:: EXTRACTED MATERIAL ::
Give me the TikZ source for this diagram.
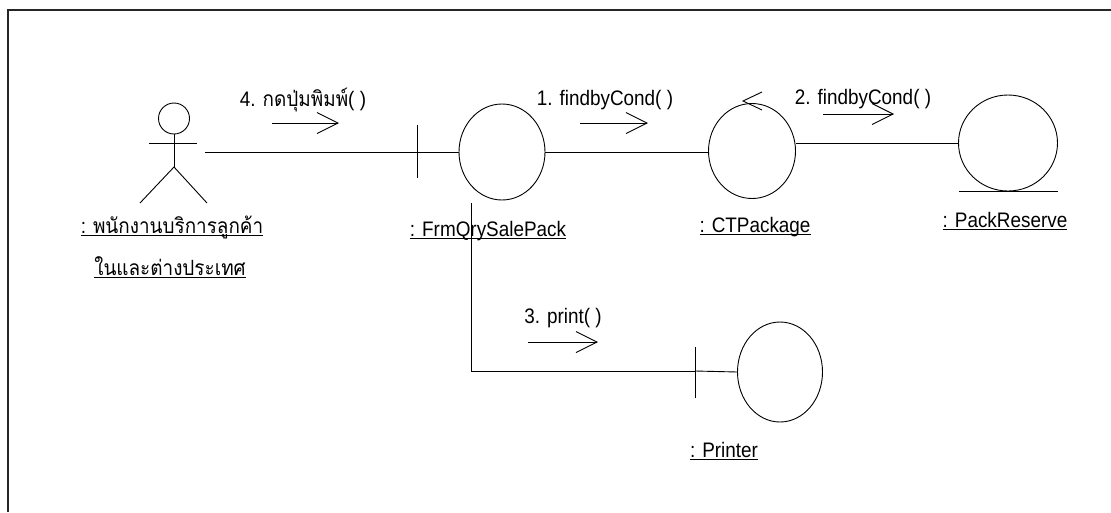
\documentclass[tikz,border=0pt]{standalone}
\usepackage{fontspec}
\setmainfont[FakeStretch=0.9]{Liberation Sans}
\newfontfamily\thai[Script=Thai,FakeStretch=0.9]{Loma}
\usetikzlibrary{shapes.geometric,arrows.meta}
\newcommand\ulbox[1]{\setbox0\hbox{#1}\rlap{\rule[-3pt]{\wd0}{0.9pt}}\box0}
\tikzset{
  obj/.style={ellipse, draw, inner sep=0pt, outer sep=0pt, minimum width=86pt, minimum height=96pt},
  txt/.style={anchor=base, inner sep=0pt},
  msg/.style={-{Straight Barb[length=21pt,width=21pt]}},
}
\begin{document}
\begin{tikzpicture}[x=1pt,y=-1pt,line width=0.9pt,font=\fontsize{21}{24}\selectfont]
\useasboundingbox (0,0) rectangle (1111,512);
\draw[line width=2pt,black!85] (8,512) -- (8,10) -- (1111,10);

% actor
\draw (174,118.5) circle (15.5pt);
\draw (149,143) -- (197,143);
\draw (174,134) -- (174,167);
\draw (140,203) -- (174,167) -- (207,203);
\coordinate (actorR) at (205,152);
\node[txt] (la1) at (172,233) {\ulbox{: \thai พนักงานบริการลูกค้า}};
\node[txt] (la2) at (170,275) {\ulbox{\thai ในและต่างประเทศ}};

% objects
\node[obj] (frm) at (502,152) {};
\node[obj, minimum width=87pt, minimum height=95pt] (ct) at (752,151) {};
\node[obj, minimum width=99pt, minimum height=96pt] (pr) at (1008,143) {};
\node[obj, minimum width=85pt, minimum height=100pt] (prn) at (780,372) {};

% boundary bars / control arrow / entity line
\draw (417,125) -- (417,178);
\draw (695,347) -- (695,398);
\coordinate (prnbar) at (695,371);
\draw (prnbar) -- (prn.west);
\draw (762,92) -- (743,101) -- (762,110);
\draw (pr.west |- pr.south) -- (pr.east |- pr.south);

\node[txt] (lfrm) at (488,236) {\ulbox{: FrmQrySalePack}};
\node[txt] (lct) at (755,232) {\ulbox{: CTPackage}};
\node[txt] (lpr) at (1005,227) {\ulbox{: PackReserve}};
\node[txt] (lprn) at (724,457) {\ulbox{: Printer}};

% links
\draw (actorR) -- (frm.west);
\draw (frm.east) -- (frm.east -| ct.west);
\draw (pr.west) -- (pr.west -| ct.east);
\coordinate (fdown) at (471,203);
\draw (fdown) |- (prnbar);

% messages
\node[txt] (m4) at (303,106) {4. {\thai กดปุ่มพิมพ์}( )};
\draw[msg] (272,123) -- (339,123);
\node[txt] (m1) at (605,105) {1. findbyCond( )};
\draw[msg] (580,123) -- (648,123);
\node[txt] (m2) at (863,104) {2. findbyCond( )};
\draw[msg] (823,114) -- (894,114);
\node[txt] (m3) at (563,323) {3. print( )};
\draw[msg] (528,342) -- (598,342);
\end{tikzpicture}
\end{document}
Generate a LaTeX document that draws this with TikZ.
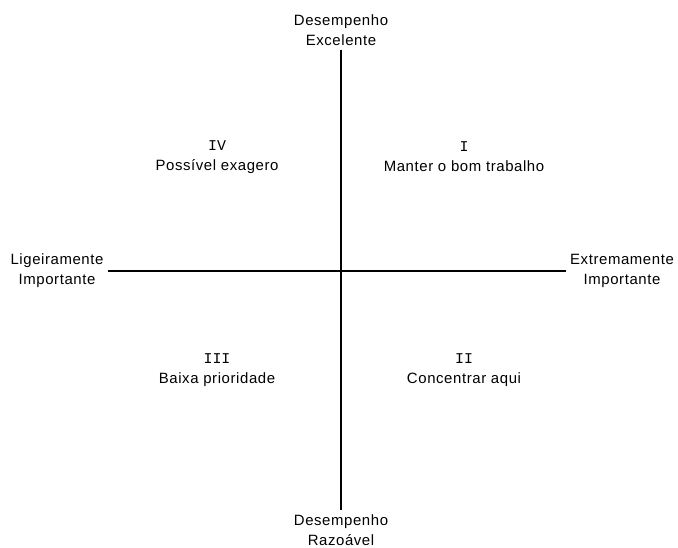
:::
→ **GIVEN TASK**: Write out the whole listing exactly, and drop the pictures.

→ **RESPONSE TO THE EXERCISE**:
Give me the TikZ source for this diagram.
\documentclass[tikz,border=0pt]{standalone}
\usepackage{fontspec}
\setmainfont[FakeStretch=0.9]{Liberation Sans}
\newfontfamily\thai[Script=Thai,FakeStretch=0.9]{Loma}
\usetikzlibrary{shapes.geometric,arrows.meta}
\newcommand\ulbox[1]{\setbox0\hbox{#1}\rlap{\rule[-3pt]{\wd0}{0.9pt}}\box0}
\tikzset{
  obj/.style={ellipse, draw, inner sep=0pt, outer sep=0pt, minimum width=86pt, minimum height=96pt},
  txt/.style={anchor=base, inner sep=0pt},
  msg/.style={-{Straight Barb[length=21pt,width=21pt]}},
}
\begin{document}
\begin{tikzpicture}[x=1pt,y=-1pt,line width=0.9pt,font=\fontsize{21}{24}\selectfont]
\useasboundingbox (0,0) rectangle (1111,512);
\draw[line width=2pt,black!85] (8,512) -- (8,10) -- (1111,10);

% actor
\draw (174,118.5) circle (15.5pt);
\draw (149,143) -- (197,143);
\draw (174,134) -- (174,167);
\draw (140,203) -- (174,167) -- (207,203);
\coordinate (actorR) at (205,152);
\node[txt] (la1) at (172,233) {\ulbox{: \thai พนักงานบริการลูกค้า}};
\node[txt] (la2) at (170,275) {\ulbox{\thai ในและต่างประเทศ}};

% objects
\node[obj] (frm) at (502,152) {};
\node[obj, minimum width=87pt, minimum height=95pt] (ct) at (752,151) {};
\node[obj, minimum width=99pt, minimum height=96pt] (pr) at (1008,143) {};
\node[obj, minimum width=85pt, minimum height=100pt] (prn) at (780,372) {};

% boundary bars / control arrow / entity line
\draw (417,125) -- (417,178);
\draw (695,347) -- (695,398);
\coordinate (prnbar) at (695,371);
\draw (prnbar) -- (prn.west);
\draw (762,92) -- (743,101) -- (762,110);
\draw (pr.west |- pr.south) -- (pr.east |- pr.south);

\node[txt] (lfrm) at (488,236) {\ulbox{: FrmQrySalePack}};
\node[txt] (lct) at (755,232) {\ulbox{: CTPackage}};
\node[txt] (lpr) at (1005,227) {\ulbox{: PackReserve}};
\node[txt] (lprn) at (724,457) {\ulbox{: Printer}};

% links
\draw (actorR) -- (frm.west);
\draw (frm.east) -- (frm.east -| ct.west);
\draw (pr.west) -- (pr.west -| ct.east);
\coordinate (fdown) at (471,203);
\draw (fdown) |- (prnbar);

% messages
\node[txt] (m4) at (303,106) {4. {\thai กดปุ่มพิมพ์}( )};
\draw[msg] (272,123) -- (339,123);
\node[txt] (m1) at (605,105) {1. findbyCond( )};
\draw[msg] (580,123) -- (648,123);
\node[txt] (m2) at (863,104) {2. findbyCond( )};
\draw[msg] (823,114) -- (894,114);
\node[txt] (m3) at (563,323) {3. print( )};
\draw[msg] (528,342) -- (598,342);
\end{tikzpicture}
\end{document}
Generate a LaTeX document that draws this with TikZ.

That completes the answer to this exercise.